- Information provided -
· · ·

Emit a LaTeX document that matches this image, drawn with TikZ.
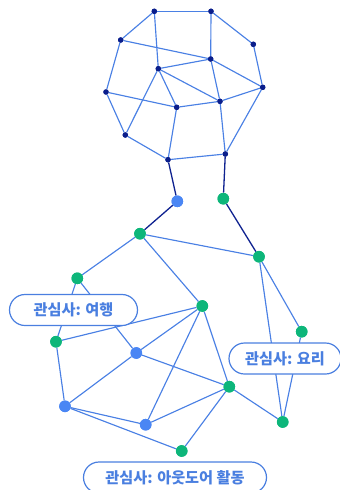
\documentclass[tikz,border=0pt]{standalone}
\usepackage{fontspec}
\newfontfamily\kr{Noto Sans CJK KR}
\definecolor{edgec}{HTML}{4A80E4}
\definecolor{darkc}{HTML}{0F2290}
\definecolor{navyc}{HTML}{0A1E8C}
\definecolor{grnc}{HTML}{0DB67A}
\definecolor{bluc}{HTML}{4A86F4}
\definecolor{lblc}{HTML}{4A7FE0}
\begin{document}
\begin{tikzpicture}[x=1pt,y=-1pt,
  smallnode/.style={circle,fill=navyc,inner sep=0pt,minimum size=5.4pt},
  gnode/.style={circle,fill=grnc,inner sep=0pt,minimum size=11.6pt},
  bnode/.style={circle,fill=bluc,inner sep=0pt,minimum size=11.6pt},
  ed/.style={draw=edgec,line width=1.15pt},
  dk/.style={draw=darkc,line width=1.3pt},
  pill/.style={draw=lblc,line width=1.2pt,fill=white,rounded corners=15.5pt,
    text=lblc,font=\kr\bfseries\fontsize{15.2}{17}\selectfont,inner sep=0pt,minimum height=31pt}]
\useasboundingbox (0,0) rectangle (340,490);
% top cluster
\node[smallnode] (A) at (154.3,11.3) {};
\node[smallnode] (B) at (211,11.3) {};
\node[smallnode] (C) at (120.7,40) {};
\node[smallnode] (D) at (253.3,44.3) {};
\node[smallnode] (E) at (210.7,59) {};
\node[smallnode] (F) at (158.3,68.7) {};
\node[smallnode] (G) at (106,92) {};
\node[smallnode] (H) at (262.7,87.3) {};
\node[smallnode] (I) at (176.7,107.3) {};
\node[smallnode] (J) at (220,101.3) {};
\node[smallnode] (K) at (125.3,135) {};
\node[smallnode] (L) at (168,159.7) {};
\node[smallnode] (M) at (225.3,154) {};
% lower nodes
\node[bnode] (N1) at (177.3,201.3) {};
\node[gnode] (N2) at (223.3,198.7) {};
\node[gnode] (P) at (140,233.7) {};
\node[gnode] (Q) at (259,256.7) {};
\node[gnode] (R) at (77.3,278.3) {};
\node[gnode] (S) at (202.3,306) {};
\node[gnode] (T) at (301.7,331.7) {};
\node[gnode] (U) at (56,341.7) {};
\node[bnode] (V) at (136.3,353) {};
\node[gnode] (W) at (229.3,386.7) {};
\node[bnode] (X) at (65,406.3) {};
\node[bnode] (Y) at (145.7,424.7) {};
\node[gnode] (Z) at (282.7,422) {};
\node[gnode] (AA) at (181.7,451) {};
% edges
\foreach \a/\b in {A/B,A/C,A/F,B/E,B/D,C/G,C/E,D/H,E/F,E/H,E/J,F/I,F/J,F/K,G/I,G/K,H/J,H/M,I/J,I/L,K/L,L/M,J/M,
  P/Q,P/R,P/S,Q/Z,Q/T,T/Z,R/U,R/V,S/U,S/V,S/Y,S/W,U/X,V/X,V/W,X/Y,X/AA,Y/W,W/AA,W/Z}
  \draw[ed] (\a) -- (\b);
\draw[dk] (L) -- (N1);
\draw[dk] (M) -- (N2);
\draw[dk] (N1) -- (P);
\draw[dk] (N2) -- (Q);
% nodes on top of edges
\foreach \n in {A,B,C,D,E,F,G,H,I,J,K,L,M}
  \fill[navyc] (\n) circle (2.7pt);
\foreach \n in {N2,P,Q,R,S,T,U,W,Z,AA}
  \fill[grnc] (\n) circle (5.8pt);
\foreach \n in {N1,V,X,Y}
  \fill[bluc] (\n) circle (5.8pt);
% labels
\node[pill,minimum width=128pt] (l1) at (73.5,310) {관심사: 여행};
\node[pill,minimum width=112pt] (l2) at (285,358.5) {관심사: 요리};
\node[pill,minimum width=183pt] (l3) at (175,477.5) {관심사: 아웃도어 활동};
\end{tikzpicture}
\end{document}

· · ·

- Work to be completed -
Set down the material exactly, every line of it, except for the pictures.

- Solution for this exercise -
Emit a LaTeX document that matches this image, drawn with TikZ.
\documentclass[tikz,border=0pt]{standalone}
\usepackage{fontspec}
\newfontfamily\kr{Noto Sans CJK KR}
\definecolor{edgec}{HTML}{4A80E4}
\definecolor{darkc}{HTML}{0F2290}
\definecolor{navyc}{HTML}{0A1E8C}
\definecolor{grnc}{HTML}{0DB67A}
\definecolor{bluc}{HTML}{4A86F4}
\definecolor{lblc}{HTML}{4A7FE0}
\begin{document}
\begin{tikzpicture}[x=1pt,y=-1pt,
  smallnode/.style={circle,fill=navyc,inner sep=0pt,minimum size=5.4pt},
  gnode/.style={circle,fill=grnc,inner sep=0pt,minimum size=11.6pt},
  bnode/.style={circle,fill=bluc,inner sep=0pt,minimum size=11.6pt},
  ed/.style={draw=edgec,line width=1.15pt},
  dk/.style={draw=darkc,line width=1.3pt},
  pill/.style={draw=lblc,line width=1.2pt,fill=white,rounded corners=15.5pt,
    text=lblc,font=\kr\bfseries\fontsize{15.2}{17}\selectfont,inner sep=0pt,minimum height=31pt}]
\useasboundingbox (0,0) rectangle (340,490);
% top cluster
\node[smallnode] (A) at (154.3,11.3) {};
\node[smallnode] (B) at (211,11.3) {};
\node[smallnode] (C) at (120.7,40) {};
\node[smallnode] (D) at (253.3,44.3) {};
\node[smallnode] (E) at (210.7,59) {};
\node[smallnode] (F) at (158.3,68.7) {};
\node[smallnode] (G) at (106,92) {};
\node[smallnode] (H) at (262.7,87.3) {};
\node[smallnode] (I) at (176.7,107.3) {};
\node[smallnode] (J) at (220,101.3) {};
\node[smallnode] (K) at (125.3,135) {};
\node[smallnode] (L) at (168,159.7) {};
\node[smallnode] (M) at (225.3,154) {};
% lower nodes
\node[bnode] (N1) at (177.3,201.3) {};
\node[gnode] (N2) at (223.3,198.7) {};
\node[gnode] (P) at (140,233.7) {};
\node[gnode] (Q) at (259,256.7) {};
\node[gnode] (R) at (77.3,278.3) {};
\node[gnode] (S) at (202.3,306) {};
\node[gnode] (T) at (301.7,331.7) {};
\node[gnode] (U) at (56,341.7) {};
\node[bnode] (V) at (136.3,353) {};
\node[gnode] (W) at (229.3,386.7) {};
\node[bnode] (X) at (65,406.3) {};
\node[bnode] (Y) at (145.7,424.7) {};
\node[gnode] (Z) at (282.7,422) {};
\node[gnode] (AA) at (181.7,451) {};
% edges
\foreach \a/\b in {A/B,A/C,A/F,B/E,B/D,C/G,C/E,D/H,E/F,E/H,E/J,F/I,F/J,F/K,G/I,G/K,H/J,H/M,I/J,I/L,K/L,L/M,J/M,
  P/Q,P/R,P/S,Q/Z,Q/T,T/Z,R/U,R/V,S/U,S/V,S/Y,S/W,U/X,V/X,V/W,X/Y,X/AA,Y/W,W/AA,W/Z}
  \draw[ed] (\a) -- (\b);
\draw[dk] (L) -- (N1);
\draw[dk] (M) -- (N2);
\draw[dk] (N1) -- (P);
\draw[dk] (N2) -- (Q);
% nodes on top of edges
\foreach \n in {A,B,C,D,E,F,G,H,I,J,K,L,M}
  \fill[navyc] (\n) circle (2.7pt);
\foreach \n in {N2,P,Q,R,S,T,U,W,Z,AA}
  \fill[grnc] (\n) circle (5.8pt);
\foreach \n in {N1,V,X,Y}
  \fill[bluc] (\n) circle (5.8pt);
% labels
\node[pill,minimum width=128pt] (l1) at (73.5,310) {관심사: 여행};
\node[pill,minimum width=112pt] (l2) at (285,358.5) {관심사: 요리};
\node[pill,minimum width=183pt] (l3) at (175,477.5) {관심사: 아웃도어 활동};
\end{tikzpicture}
\end{document}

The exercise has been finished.